Hep yazdım yüreğime yazdım, kafama yazdım aslında kendi içimde hep yaz'dım!
Sonra Rıfat Çakır Hocamın teklifiyle yazdıklarımı kağıda dökmeye, sizlerle paylaşmaya karar verdim.
Hayattan hikayeler, hayata dair ne varsa ilk yazıma toplumun temeli aileden başlamak istedim.

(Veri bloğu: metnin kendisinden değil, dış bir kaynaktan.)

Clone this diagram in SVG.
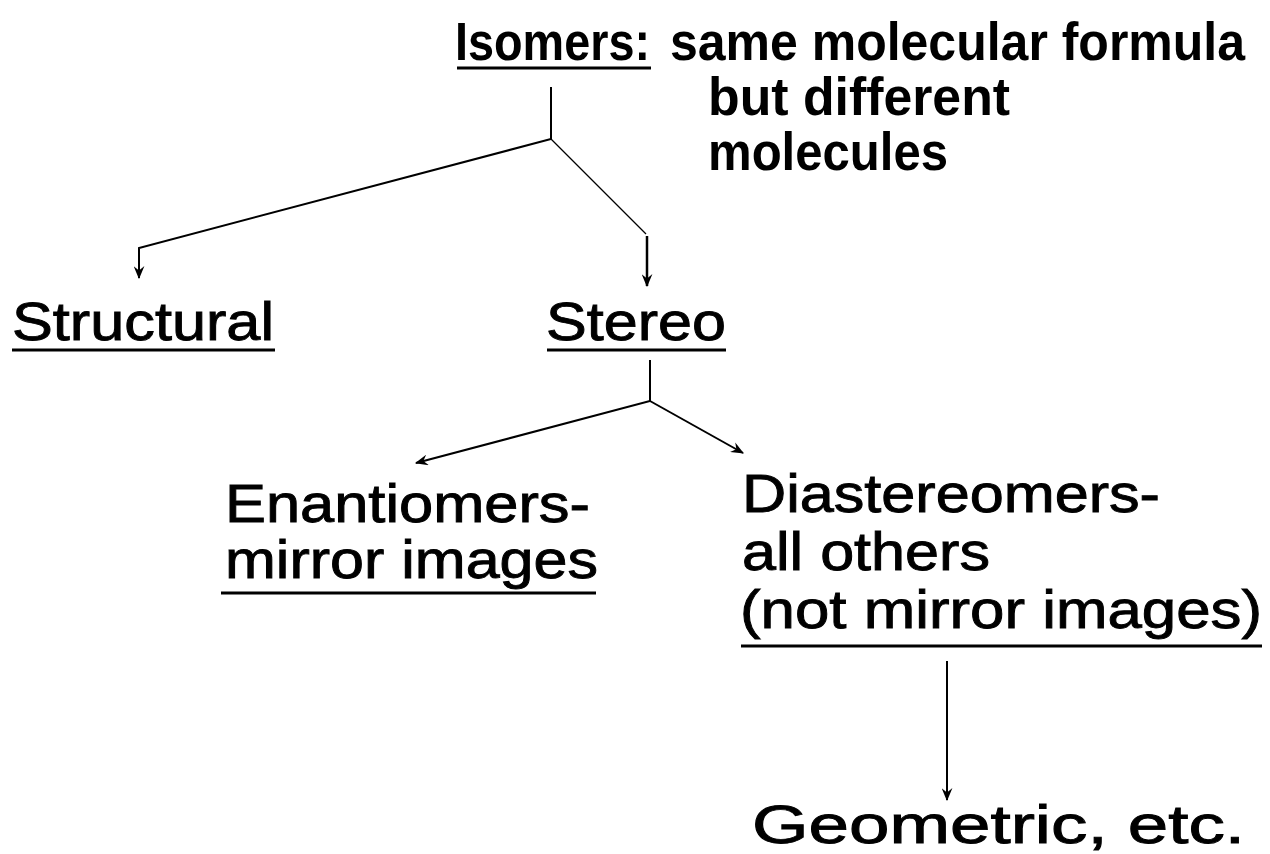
<svg xmlns="http://www.w3.org/2000/svg" width="1270" height="854" viewBox="0 0 1270 854">
<defs>
<style>
.t{font-family:"Liberation Sans",Arial,sans-serif;font-size:53px;fill:#000;stroke:#000;stroke-width:0.9}
.h{font-family:"Liberation Sans",Arial,sans-serif;font-size:49px;font-weight:bold;fill:#000}
.u{stroke:#000;stroke-width:3;fill:none}
.c{stroke:#000;stroke-width:2;fill:none}
</style>
<marker id="ah" viewBox="0 0 12 10" refX="11" refY="5" markerWidth="13" markerHeight="11" markerUnits="userSpaceOnUse" orient="auto">
<path d="M0,0 L12,5 L0,10 L4,5 Z" fill="#000"/>
</marker>
</defs>
<rect width="1270" height="854" fill="#fff"/>
<g id="connectors">
<polyline class="c" points="551,87 551,139 139,248 139,278" marker-end="url(#ah)"/>
<line x1="551" y1="139" x2="646" y2="234" stroke="#000" stroke-width="1.2"/>
<line x1="647" y1="236" x2="647" y2="286" stroke="#000" stroke-width="2.5" marker-end="url(#ah)"/>
<polyline class="c" points="650,360 650,401 416,463" marker-end="url(#ah)"/>
<line class="c" x1="650" y1="401" x2="743" y2="453" marker-end="url(#ah)"/>
<line class="c" x1="947" y1="661" x2="947" y2="800" marker-end="url(#ah)"/>
</g>
<g id="isomers">
<text class="h" transform="translate(455,60) scale(1,1.1)" textLength="195" lengthAdjust="spacingAndGlyphs">Isomers:</text>
<line class="u" x1="457" y1="68" x2="651" y2="68"/>
<text class="h" transform="translate(670,60) scale(1,1.1)" textLength="575" lengthAdjust="spacingAndGlyphs">same molecular formula</text>
<text class="h" transform="translate(708,115) scale(1,1.1)" textLength="302" lengthAdjust="spacingAndGlyphs">but different</text>
<text class="h" transform="translate(708,170) scale(1,1.1)" textLength="240" lengthAdjust="spacingAndGlyphs">molecules</text>
</g>
<g id="structural">
<text class="t" x="12" y="340" textLength="262" lengthAdjust="spacingAndGlyphs">Structural</text>
<line class="u" x1="12" y1="350" x2="275" y2="350"/>
</g>
<g id="stereo">
<text class="t" x="546" y="340" textLength="180" lengthAdjust="spacingAndGlyphs">Stereo</text>
<line class="u" x1="547" y1="350" x2="726" y2="350"/>
</g>
<g id="enantiomers">
<text class="t" x="225" y="522" textLength="365" lengthAdjust="spacingAndGlyphs">Enantiomers-</text>
<text class="t" x="225" y="578" textLength="373" lengthAdjust="spacingAndGlyphs">mirror images</text>
<line class="u" x1="221" y1="593" x2="596" y2="593"/>
</g>
<g id="diastereomers">
<text class="t" x="742" y="512" textLength="418" lengthAdjust="spacingAndGlyphs">Diastereomers-</text>
<text class="t" x="742" y="570" textLength="248" lengthAdjust="spacingAndGlyphs">all others</text>
<text class="t" x="740" y="628" textLength="522" lengthAdjust="spacingAndGlyphs">(not mirror images)</text>
<line class="u" x1="741" y1="646" x2="1262" y2="646"/>
</g>
<g id="geometric">
<text class="t" x="752" y="843" textLength="493" lengthAdjust="spacingAndGlyphs">Geometric, etc.</text>
</g>
</svg>
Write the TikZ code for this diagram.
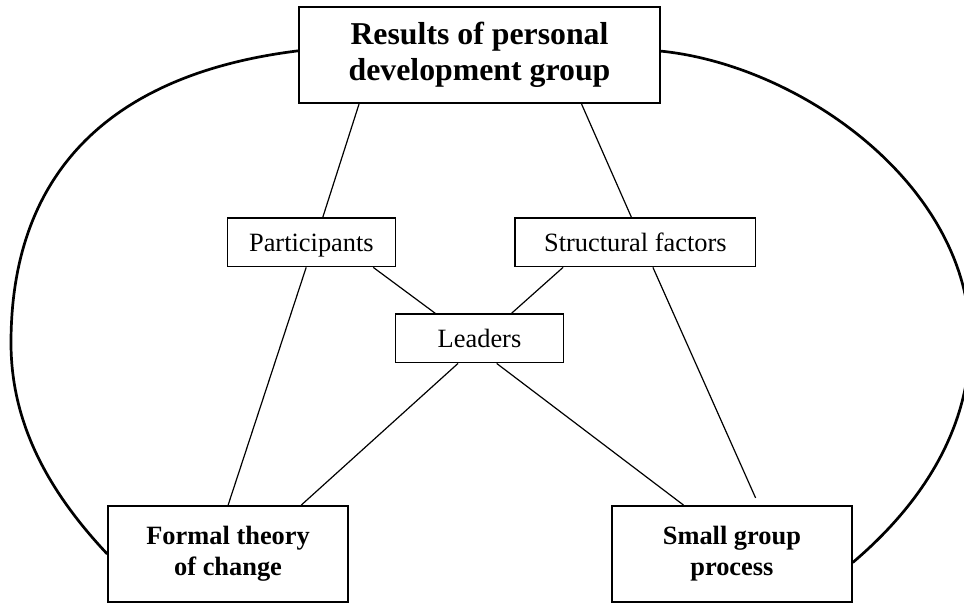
\documentclass[tikz,border=0pt]{standalone}
\usepackage{fontspec}
\setmainfont{Liberation Serif}
\usepackage{tikz}

\begin{document}
\begin{tikzpicture}[
    x=0.5pt, y=-0.5pt,
    frame/.style={rectangle, draw, line width=0.85pt, inner sep=0pt, align=center},
    box/.style={frame, minimum height=24.2pt, text height=8.8pt, text depth=0pt, font=\fontsize{13.2}{15.5}\selectfont},
    headbox/.style={frame, minimum width=180.2pt, minimum height=48.2pt, font=\fontsize{15.9}{18}\selectfont\bfseries},
    endbox/.style={frame, minimum width=120pt, minimum height=48pt, font=\fontsize{13.2}{15.5}\selectfont\bfseries},
    link/.style={line width=0.6pt},
    outerline/.style={line width=1.35pt}
]
\useasboundingbox (0,0) rectangle (964,603);

\node[headbox] (res) at (479.5,55.1) {Results of personal\\development group};
\node[box, minimum width=84pt] (part) at (311.4,242.3) {Participants};
\node[box, minimum width=120.2pt] (struct) at (635.4,242.3) {Structural factors};
\node[box, minimum width=84pt] (lead) at (479.5,338.4) {Leaders};
\node[endbox] (formal) at (228.1,554) {Formal theory\\of change};
\node[endbox] (small) at (731.9,554) {Small group\\process};

\draw[link] ([xshift=-60.25pt]res.south) -- ([xshift=5.7pt]part.north);
\draw[link] ([xshift=51.05pt]res.south) -- ([xshift=-2pt]struct.north);
\draw[link] ([xshift=-2.6pt]part.south) -- (formal.north);
\draw[link] ([xshift=30.9pt]part.south) -- ([xshift=-22.1pt]lead.north);
\draw[link] ([xshift=-36.15pt]struct.south) -- ([xshift=16pt]lead.north);
\draw[link] ([xshift=8.75pt]struct.south) -- ([xshift=11.85pt, yshift=3.6pt]small.north);
\draw[link] ([xshift=-10.75pt]lead.south) -- ([xshift=36.55pt]formal.north);
\draw[link] ([xshift=8.6pt]lead.south) -- ([xshift=-24.15pt]small.north);

\draw[outerline] ([yshift=2.15pt]res.west) .. controls (110,74) and (11,173) .. (11,343)
    .. controls (11,423) and (48,491) .. (formal.west);
\draw[outerline] ([yshift=2pt]res.east) .. controls (800,65) and (970,185) .. (970,340)
    .. controls (970,430) and (921,504.5) .. ([yshift=-4.25pt]small.east);

\end{tikzpicture}
\end{document}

Son yıllarda aile kavramı pek kalmadı belki de bazılarımızda hiç yoktu. Aile toplumun temelidir. Anne- kadın mutluysa çocuklar ve ailede herkes mutlu olur. Bu mutluluk topluma da yansır. Hep ‘çocuk yetiştirmede anne faktörü önemlidir’ diyerek topu anneye attık. Öyle değildi, geçmişe baktığımızda, evet analarımız saçını süpürge etti, derdini anlatamadı, yükü sırtlandı dindi durdu belki bilinçsizce belki mecburiyetten. Belki de mutsuzdu ama evlatları için mutluluğu oynadı.
Evet, mutluluk aile içinde başlar. Erkek eşini sohbetiyle, anlayışıyla mutlu edebiliyorsa bu anneye çocuklara ve yine topluma yansır. Yuva kuracak gençlerimize en büyük tavsiyemdir; bazı örneklerde olduğu gibi evlilik sırf evlenmiş olmak için olmamalı. İnsanın ruhuna, yüreğine, muhabbetine dokunmalı…
Doğarken anne babamızı seçme şansımız olmuyor. Doğuyor, büyüyor, kendimizi geliştiriyor, yetiştiriyoruz ama eşini seçme şansın illaki var. Hayatta eşini ve işini iyi seçmek gerekiyor. İşte o zaman hayat bildiği yerden gelsin el ele verdikten sonra tüm zorluklar aşılır.
Bana burada yazma fırsatı sağlayan kültür abidesi kıymetli yürek Rıfat Çakır Hocama saygı ve selamlarımla çok teşekkür ediyorum. İnşallah bir nebze de olsa yüreklere dokunup örnek olabilirim.